Second, the Noble Person Test, applied across institutional positions, yields four features that just institutions must possess: protection of creative incentives, basic security for all, social mobility, and error correction capacity. These features are derived from a single source—the inability to persuade the Noble Person at specific positions—and jointly define a dynamic equilibrium that institutions must continuously maintain.
Third, the adversarial framework produces nuanced, conditional, and operationally useful conclusions across diverse policy domains—self-defence law, capital punishment, emergency powers—without requiring domain-specific principles. The same rules, applied to different cases, yield appropriately different conclusions.
Fourth, the proposed mechanism is not utopian. It extends practices already proven in military red-teaming, intelligence analysis, and judicial adversarial procedure.
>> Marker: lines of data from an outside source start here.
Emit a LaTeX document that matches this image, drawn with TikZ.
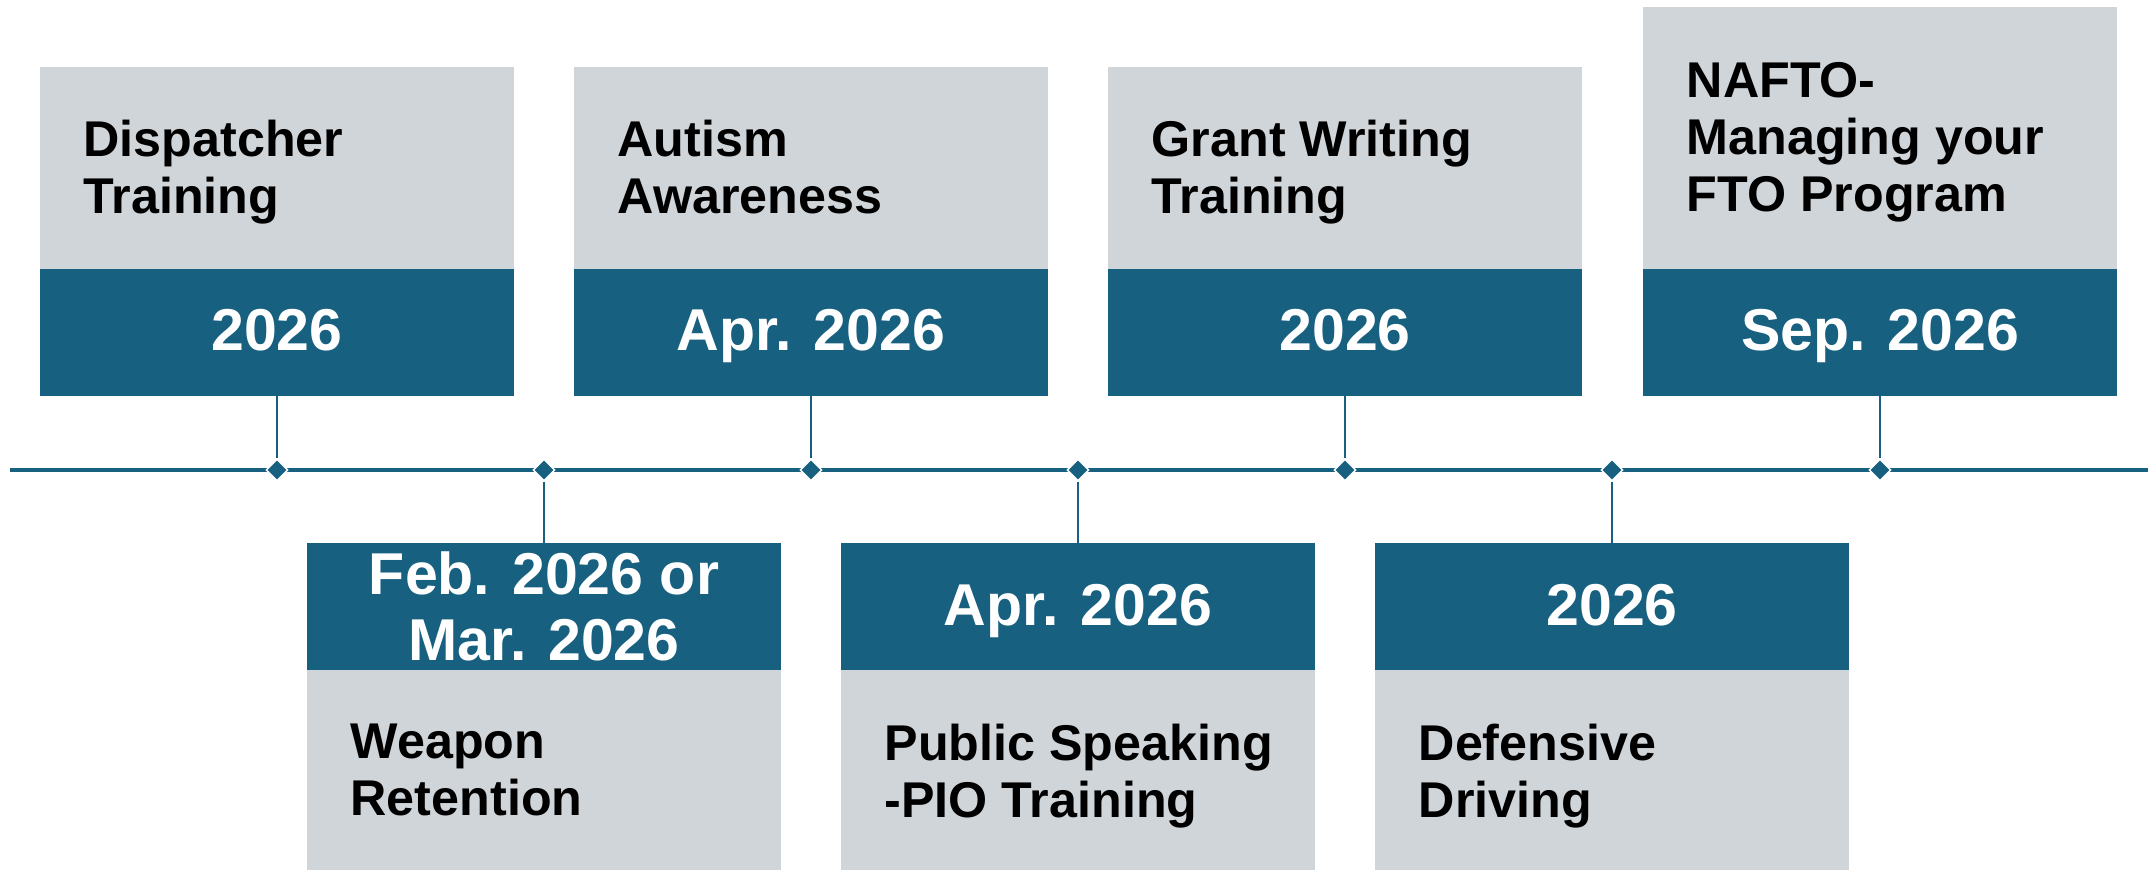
\documentclass[tikz,border=0pt]{standalone}
\usepackage{fontspec}
\setmainfont{Liberation Sans}
\usetikzlibrary{shapes.geometric}
\definecolor{tlblue}{HTML}{186080}
\definecolor{tlgray}{HTML}{D0D5DA}
\tikzset{
  datebox/.style={rectangle, fill=tlblue, minimum width=4.74cm, minimum height=1.275cm, inner sep=0pt, outer sep=0pt},
  topicbox/.style={rectangle, fill=tlgray, minimum width=4.74cm, inner sep=0pt, outer sep=0pt},
  topictext/.style={anchor=north west, inner sep=0pt, align=left, font=\fontsize{14.3}{16.3}\selectfont\bfseries, text=black},
  datetext/.style={inner sep=0pt, align=center, font=\fontsize{16.8}{19}\selectfont\bfseries, text=white},
  milestone/.style={diamond, fill=tlblue, draw=white, line width=0.4pt, minimum width=0.22cm, minimum height=0.22cm, inner sep=0pt},
  stem/.style={draw=tlblue, line width=0.6pt},
  timeline/.style={draw=tlblue, line width=0.95pt}
}
\begin{document}
\begin{tikzpicture}
\useasboundingbox (0,0) rectangle (21.48,-8.69);
\fill[white] (0,0) rectangle (21.48,-8.69);

% timeline
\coordinate (tlstart) at (0.10,-4.70);
\coordinate (tlend) at (21.48,-4.70);
\draw[timeline] (tlstart) -- (tlend);

% milestones
\node[milestone] (m1) at (2.77,-4.70) {};
\node[milestone] (m2) at (5.44,-4.70) {};
\node[milestone] (m3) at (8.11,-4.70) {};
\node[milestone] (m4) at (10.78,-4.70) {};
\node[milestone] (m5) at (13.45,-4.70) {};
\node[milestone] (m6) at (16.12,-4.70) {};
\node[milestone] (m7) at (18.80,-4.70) {};

% upper boxes
\node[datebox, anchor=north] (b1) at (2.77,-2.685) {};
\node[topicbox, minimum height=2.015cm, anchor=south] (g1) at (b1.north) {};
\node[topictext] (t1) at (0.83,-1.19) {Dispatcher\\Training};
\node[datetext, anchor=base] (d1) at (2.77,-3.505) {2026};

\node[datebox, anchor=north] (b3) at (8.11,-2.685) {};
\node[topicbox, minimum height=2.015cm, anchor=south] (g3) at (b3.north) {};
\node[topictext] (t3) at (6.17,-1.19) {Autism\\Awareness};
\node[datetext, anchor=base] (d3) at (8.11,-3.505) {Apr. 2026};

\node[datebox, anchor=north] (b5) at (13.45,-2.685) {};
\node[topicbox, minimum height=2.015cm, anchor=south] (g5) at (b5.north) {};
\node[topictext] (t5) at (11.51,-1.19) {Grant Writing\\Training};
\node[datetext, anchor=base] (d5) at (13.45,-3.505) {2026};

\node[datebox, anchor=north] (b7) at (18.80,-2.685) {};
\node[topicbox, minimum height=2.615cm, anchor=south] (g7) at (b7.north) {};
\node[topictext] (t7) at (16.86,-0.615) {NAFTO-\\Managing your\\FTO Program};
\node[datetext, anchor=base] (d7) at (18.80,-3.505) {Sep. 2026};

% lower boxes
\node[datebox, anchor=north, minimum height=1.27cm] (b2) at (5.44,-5.43) {};
\node[topicbox, minimum height=2.01cm, anchor=north] (g2) at (b2.south) {};
\node[topictext] (t2) at (3.50,-7.23) {Weapon\\Retention};
\node[datetext] (d2) at (5.44,-6.065) {Feb. 2026 or\\Mar. 2026};

\node[datebox, anchor=north, minimum height=1.27cm] (b4) at (10.78,-5.43) {};
\node[topicbox, minimum height=2.01cm, anchor=north] (g4) at (b4.south) {};
\node[topictext] (t4) at (8.84,-7.23) {Public Speaking\\-PIO Training};
\node[datetext, anchor=base] (d4) at (10.78,-6.255) {Apr. 2026};

\node[datebox, anchor=north, minimum height=1.27cm] (b6) at (16.12,-5.43) {};
\node[topicbox, minimum height=2.01cm, anchor=north] (g6) at (b6.south) {};
\node[topictext] (t6) at (14.18,-7.23) {Defensive\\Driving};
\node[datetext, anchor=base] (d6) at (16.12,-6.255) {2026};

% stems
\draw[stem] (b1.south) -- (m1.north);
\draw[stem] (b3.south) -- (m3.north);
\draw[stem] (b5.south) -- (m5.north);
\draw[stem] (b7.south) -- (m7.north);
\draw[stem] (m2.south) -- (b2.north);
\draw[stem] (m4.south) -- (b4.north);
\draw[stem] (m6.south) -- (b6.north);
\end{tikzpicture}
\end{document}
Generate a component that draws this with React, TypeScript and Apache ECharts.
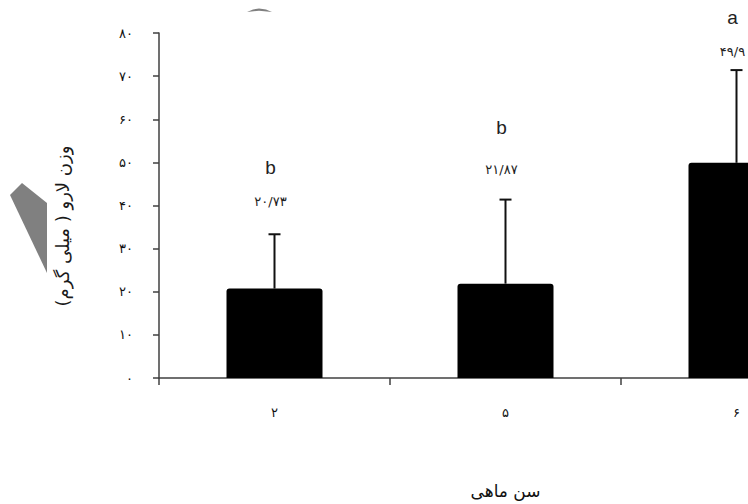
import React, { useEffect, useRef } from "react";
import * as echarts from "echarts";

const categories = ["۲", "۵", "۶"];
const means = [20.73, 21.87, 49.9];
const errors = [12.6, 19.5, 21.5];
const valueTexts = ["۲۰/۷۳", "۲۱/۸۷", "۴۹/۹"];
const groupLetters = ["b", "b", "a"];
const valueTextY = [40.9, 48.3, 75.6];
const letterY = [48.8, 58.0, 83.5];
const yTickLabels = ["۰", "۱۰", "۲۰", "۳۰", "۴۰", "۵۰", "۶۰", "۷۰", "۸۰"];
const xAxisName = "سن ماهی";
const yAxisName = "\u200Fوزن لارو ( میلی گرم)\u200F";

const arabicFont = "'DejaVu Sans', sans-serif";

export default function App() {
  const ref = useRef<HTMLDivElement>(null);
  useEffect(() => {
    if (!ref.current) return;
    const chart = echarts.init(ref.current, null, { renderer: "svg" });
    const option: any = {
      animation: false,
      backgroundColor: "#ffffff",
      grid: { left: 159, top: 33, width: 693, height: 346, containLabel: false },
      xAxis: {
        type: "category",
        data: categories,
        name: xAxisName,
        nameLocation: "middle",
        nameGap: 104,
        nameTextStyle: { fontFamily: arabicFont, fontSize: 17, color: "#111" },
        axisLine: { lineStyle: { color: "#404040", width: 1.5 } },
        axisTick: { show: true, length: 7, lineStyle: { color: "#404040", width: 1.5 } },
        axisLabel: { margin: 28, fontFamily: arabicFont, fontSize: 13, color: "#111" },
        splitLine: { show: false },
      },
      yAxis: {
        type: "value",
        min: 0,
        max: 80,
        interval: 10,
        axisLine: { show: true, lineStyle: { color: "#404040", width: 1.5 } },
        axisTick: { show: true, length: 6, lineStyle: { color: "#404040", width: 1.5 } },
        axisLabel: {
          margin: 26,
          fontFamily: arabicFont,
          fontSize: 13,
          color: "#111",
          formatter: (v: number) => yTickLabels[Math.round(v / 10)] ?? "",
        },
        splitLine: { show: false },
      },
      graphic: [
        {
          type: "text",
          x: 62,
          y: 226,
          rotation: Math.PI / 2,
          style: {
            text: yAxisName,
            fontFamily: arabicFont,
            fontSize: 18,
            fill: "#1a1a1a",
            align: "center",
            verticalAlign: "middle",
          },
        },
        {
          type: "polygon",
          shape: { points: [[10, 195], [22, 183], [47, 203], [47, 273]] },
          style: { fill: "#808080" },
        },
        {
          type: "polygon",
          shape: { points: [[247, 12], [253, 9.5], [259, 8.5], [266, 9.5], [272, 12], [259, 10.8]] },
          style: { fill: "#808080" },
        },
      ],
      series: [
        {
          type: "bar",
          data: means,
          barWidth: 96,
          itemStyle: { color: "#000000", borderRadius: [3, 3, 0, 0] },
          z: 2,
        },
        {
          type: "custom",
          z: 3,
          data: means.map((m, i) => [i, m, m + errors[i]]),
          renderItem: (params: any, api: any) => {
            const i = api.value(0);
            const low = api.coord([i, api.value(1)]);
            const high = api.coord([i, api.value(2)]);
            const style = { stroke: "#111", lineWidth: 2 };
            return {
              type: "group",
              children: [
                { type: "line", shape: { x1: low[0], y1: low[1], x2: high[0], y2: high[1] }, style },
                { type: "line", shape: { x1: high[0] - 6, y1: high[1], x2: high[0] + 6, y2: high[1] }, style },
              ],
            };
          },
        },
        {
          type: "custom",
          z: 4,
          data: categories.map((_, i) => [i, valueTextY[i], letterY[i]]),
          renderItem: (params: any, api: any) => {
            const i = api.value(0);
            const idx = params.dataIndex;
            const p1 = api.coord([i, api.value(1)]);
            const p2 = api.coord([i, api.value(2)]);
            return {
              type: "group",
              children: [
                {
                  type: "text",
                  x: p1[0] - 4,
                  y: p1[1],
                  style: {
                    text: valueTexts[idx],
                    fontFamily: arabicFont,
                    fontSize: 13,
                    fill: "#222",
                    align: "center",
                    verticalAlign: "middle",
                  },
                },
                {
                  type: "text",
                  x: p2[0] - 4,
                  y: p2[1],
                  style: {
                    text: groupLetters[idx],
                    fontFamily: "'Liberation Sans', Arial, sans-serif",
                    fontSize: 19,
                    fill: "#222",
                    align: "center",
                    verticalAlign: "middle",
                  },
                },
              ],
            };
          },
        },
      ],
    };
    chart.setOption(option);
    return () => chart.dispose();
  }, []);
  return (
    <div style={{ position: "absolute", left: 0, top: 0, width: 748, height: 504, overflow: "hidden" }}>
      <div ref={ref} style={{ width: 900, height: 504 }} />
    </div>
  );
}
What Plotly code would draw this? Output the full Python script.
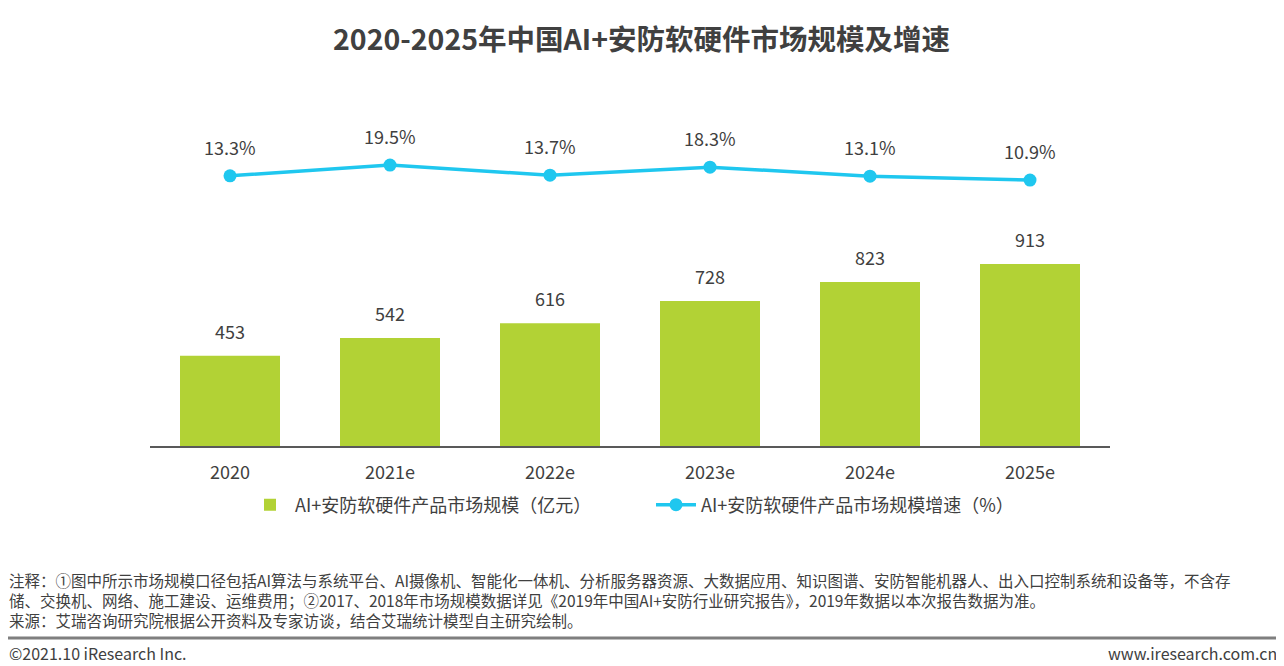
import plotly.graph_objects as go

categories = ["2020", "2021e", "2022e", "2023e", "2024e", "2025e"]
market_size = [453, 542, 616, 728, 823, 913]
growth_rate = [13.3, 19.5, 13.7, 18.3, 13.1, 10.9]

title = "2020-2025年中国AI+安防软硬件市场规模及增速"
bar_name = "AI+安防软硬件产品市场规模（亿元）"
line_name = "AI+安防软硬件产品市场规模增速（%）"
notes = [
    "注释：①图中所示市场规模口径包括AI算法与系统平台、AI摄像机、智能化一体机、分析服务器资源、大数据应用、知识图谱、安防智能机器人、出入口控制系统和设备等，不含存",
    "储、交换机、网络、施工建设、运维费用；②2017、2018年市场规模数据详见《2019年中国AI+安防行业研究报告》，2019年数据以本次报告数据为准。",
    "来源：艾瑞咨询研究院根据公开资料及专家访谈，结合艾瑞统计模型自主研究绘制。",
]
footer_left = "©2021.10 iResearch Inc."
footer_right = "www.iresearch.com.cn"

FONT = "Noto Sans CJK SC"
TXT = "#404040"
BAR_C = "#B2D235"
LINE_C = "#1FC7EF"

OFF = 8  # page body margin
W, H = 1284 - OFF, 666 - OFF
L, R, T, B = 150 - OFF, 1284 - 1110, 100 - OFF, 666 - 446
pw, ph = W - L - R, H - T - B


def px_x(px):
    return (px - OFF - L) / pw


def px_y(py):
    return (H - B - (py - OFF)) / ph


fig = go.Figure()
fig.add_trace(go.Bar(
    x=categories, y=market_size, name=bar_name,
    marker=dict(color=BAR_C, line=dict(width=0)), width=0.625,
    yaxis="y",
))
fig.add_trace(go.Scatter(
    x=categories, y=growth_rate, name=line_name, mode="lines+markers",
    line=dict(color=LINE_C, width=3.5), marker=dict(size=13, color=LINE_C),
    yaxis="y2",
))

anns = []
for i, v in enumerate(market_size):
    anns.append(dict(x=i, y=v, xref="x", yref="y", text=str(v), showarrow=False,
                     yanchor="bottom", yshift=10, font=dict(size=18, color=TXT, family=FONT)))
for i, v in enumerate(growth_rate):
    anns.append(dict(x=i, y=v, xref="x", yref="y2", text=f"{v:.1f}%", showarrow=False,
                     yanchor="bottom", yshift=14, font=dict(size=18, color=TXT, family=FONT)))

note_y = [580, 600, 620]
for t, py in zip(notes, note_y):
    anns.append(dict(x=px_x(7), y=px_y(py), xref="paper", yref="paper", text=t,
                     showarrow=False, xanchor="left", yanchor="middle",
                     font=dict(size=15.5, color=TXT, family=FONT)))
anns.append(dict(x=px_x(7), y=px_y(653), xref="paper", yref="paper", text=footer_left,
                 showarrow=False, xanchor="left", yanchor="middle",
                 font=dict(size=16, color=TXT, family=FONT)))
anns.append(dict(x=px_x(1279), y=px_y(653), xref="paper", yref="paper", text=footer_right,
                 showarrow=False, xanchor="right", yanchor="middle",
                 font=dict(size=16, color=TXT, family=FONT)))
anns.append(dict(x=px_x(641), y=px_y(38), xref="paper", yref="paper",
                 text="<b>" + title + "</b>", showarrow=False, xanchor="center", yanchor="middle",
                 font=dict(size=28.5, color=TXT, family=FONT)))

fig.update_layout(
    width=W, height=H,
    margin=dict(l=L, r=R, t=T, b=B, pad=0),
    paper_bgcolor="white", plot_bgcolor="white",
    font=dict(family=FONT, color=TXT, size=18),
    showlegend=True,
    legend=dict(orientation="h", x=px_x(245), xanchor="left", y=px_y(505), yanchor="middle",
                font=dict(size=18, color=TXT, family=FONT), itemwidth=40,
                traceorder="normal", entrywidthmode="pixels", entrywidth=351),
    xaxis=dict(showline=True, linecolor="#595959", linewidth=2, ticks="",
               showgrid=False, tickfont=dict(size=18, color=TXT), range=[-0.5, 5.5],
               ticklabelstandoff=9),
    yaxis=dict(range=[0, 1736], visible=False, showgrid=False),
    yaxis2=dict(range=[-141.6, 56.8], overlaying="y", visible=False, showgrid=False),
    annotations=anns,
    shapes=[dict(type="line", xref="paper", yref="paper",
                 x0=px_x(0), x1=px_x(1282),
                 y0=px_y(638), y1=px_y(638),
                 line=dict(color="#7f7f7f", width=3))],
)
fig.write_html("out.html")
Its institutional requirements—independence, funding, information access, transparency, protection against retaliation—are demanding but have precedent in existing democratic institutions.
The paper acknowledges significant limitations. The mechanism applies only to high-stakes decisions involving significant sacrifice; it supplements rather than replaces democratic governance; it requires preconditions (freedom of speech, institutional independence) that are absent in many societies; and the red team is an imperfect proxy for actual affected individuals. These limitations define the scope and the ambition of the proposal: not a complete theory of just governance, but one mechanism—grounded in a specific normative framework and amenable to institutional implementation—for improving the justice of high-stakes institutional decisions.
The relationship between justice and institutional design has received less attention in political philosophy than the relationship between justice and abstract principle. This paper is an attempt to redress that imbalance. If justice is not only a truth to be discovered but a structure to be built, then the tools of construction—procedures, mechanisms, debate rules—deserve the same philosophical scrutiny as the blueprints.